Online registration at gov.uk/register-employer can take up to 15 working days for HMRC to confirm and post the reference numbers [2]. Employers should allow at least four weeks between submitting the registration and the planned first payday to ensure the Employer PAYE Reference and Accounts Office Reference arrive in time to file the first Full Payment Submission on or before payday. If the reference numbers have not arrived by the first payday, the employer should pay the employee normally and file the overdue FPS as soon as the references are received.
Does a sole director of a limited company need to register for PAYE?
Yes, if the director pays themselves a salary at or above the Lower Earnings Limit of £129 per week through the company [3]. Many directors take a salary pitched at the Secondary Threshold of £5,000 per year or the Primary Threshold of £12,570 per year. Both levels require a registered PAYE scheme for RTI reporting purposes, even if no income tax or National Insurance is deducted at those earnings levels [4].
What is the difference between the Employer PAYE Reference and the Accounts Office Reference?
The Employer PAYE Reference (format: 123/AB456) identifies the employer in HMRC's records and appears on every FPS submission, on HMRC correspondence and on employee P60 certificates [7]. The Accounts Office Reference (format: 123PA00012345) is used exclusively when making PAYE payments to HMRC, ensuring each payment reaches the correct employer account [8]. Both references arrive in the same HMRC confirmation letter and both are required before payroll can begin.
What happens if an employer forgets to register for PAYE before the first payday?

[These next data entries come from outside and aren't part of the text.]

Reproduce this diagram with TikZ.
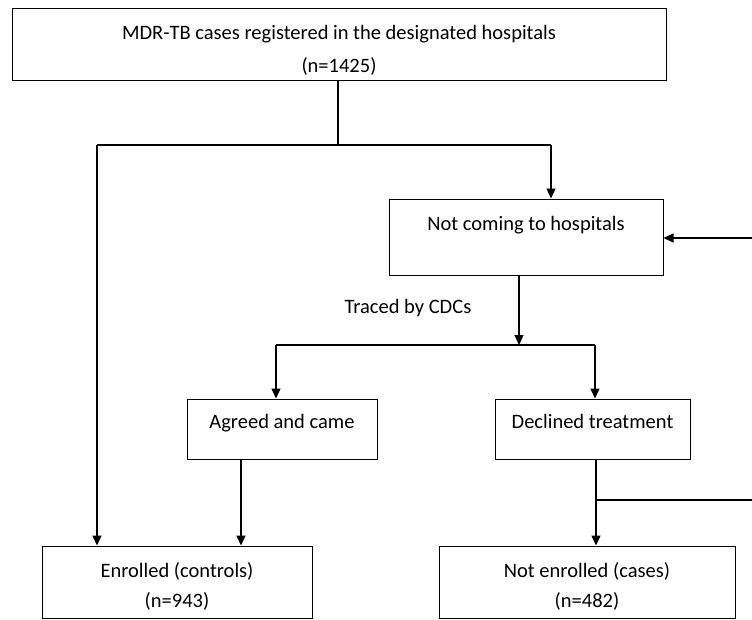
\documentclass[tikz,border=0pt]{standalone}
\usepackage{fontspec}
\setmainfont{Carlito}
\usetikzlibrary{arrows.meta}

\tikzset{
    box/.style={draw, line width=1pt, inner sep=0pt, align=center, font=\fontsize{20.5}{33}\selectfont},
    arr/.style={-{Triangle[length=10pt,width=9pt]}, line width=1.3pt},
    ln/.style={line width=1.3pt}
}

\begin{document}
\begin{tikzpicture}[x=1pt,y=-1pt]
        
            \useasboundingbox (0,0) rectangle (752,619);
            \clip (0,0) rectangle (752,619);
    
            % boxes
            \node[box, minimum width=654pt, minimum height=72pt, text height=64pt, text depth=8pt] (reg) at (339,44)
                {MDR-TB cases registered in the designated hospitals\\(n=1425)};
            \node[box, minimum width=274pt, minimum height=76pt, text height=31pt, text depth=45pt] (notcome) at (526,237)
                {Not coming to hospitals};
            \node[box, minimum width=190pt, minimum height=60pt, text height=29pt, text depth=31pt] (agreed) at (282,429)
                {Agreed and came};
            \node[box, minimum width=195pt, minimum height=60pt, text height=29pt, text depth=31pt] (declined) at (592.5,429)
                {Declined treatment};
            \node[box, minimum width=270pt, minimum height=72pt, text height=61pt, text depth=11pt] (enrolled) at (177,582)
                {Enrolled (controls)\\[-3pt](n=943)};
            \node[box, minimum width=296pt, minimum height=72pt, text height=61pt, text depth=11pt] (notenrol) at (587,582)
                {Not enrolled (cases)\\[-3pt](n=482)};
    
            \node[font=\fontsize{20.5}{24}\selectfont] (traced) at (408,308) {Traced by CDCs};
    
            % branch points
            \coordinate (split1) at (338,145);
            \coordinate (lcorner) at (97,145);
            \coordinate (rcorner) at (551,145);
            \coordinate (split2) at (519,345);
            \coordinate (agcorner) at (276,345);
            \coordinate (decorner) at (595,345);
            \coordinate (loopin) at (752,238);
            \coordinate (loopout) at (752,500);
    
            \draw[ln] (split1 |- reg.south) -- (split1);
            \draw[ln] (lcorner) -- (rcorner);
            \draw[arr] (lcorner) -- (lcorner |- enrolled.north);
            \draw[arr] (rcorner) -- (rcorner |- notcome.north);
    
            \draw[arr] (split2 |- notcome.south) -- (split2);
            \draw[ln] (agcorner) -- (decorner);
            \draw[arr] (agcorner) -- (agcorner |- agreed.north);
            \draw[arr] (decorner) -- (decorner |- declined.north);
    
            \draw[arr] (241,0 |- agreed.south) -- (241,0 |- enrolled.north);
            \draw[arr] (596,0 |- declined.south) -- (596,0 |- notenrol.north);
    
            \draw[ln] (596,500) -- (loopout);
            \draw[arr] (loopin) -- (loopin -| notcome.east);
        \end{tikzpicture}
\end{document}
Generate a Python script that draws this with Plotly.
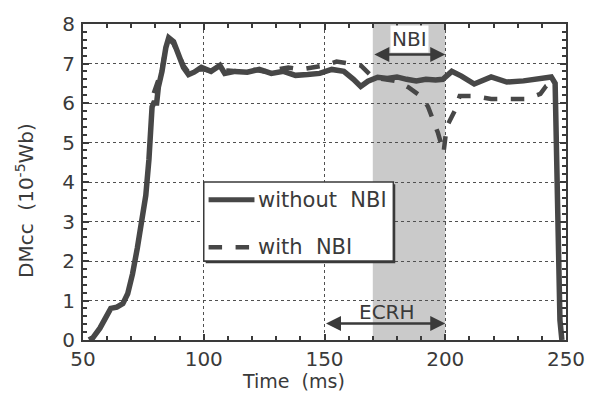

An employer that operates payroll without a registered PAYE scheme risks a penalty of up to £3,000 per tax year. Once the oversight is identified, the employer should register immediately at gov.uk/register-employer [2]. Once the reference numbers arrive, all outstanding FPS returns should be filed promptly with the appropriate late-submission reason code. HMRC expects prompt correction, and voluntary disclosure of a registration delay is treated more favourably than non-compliance identified through audit.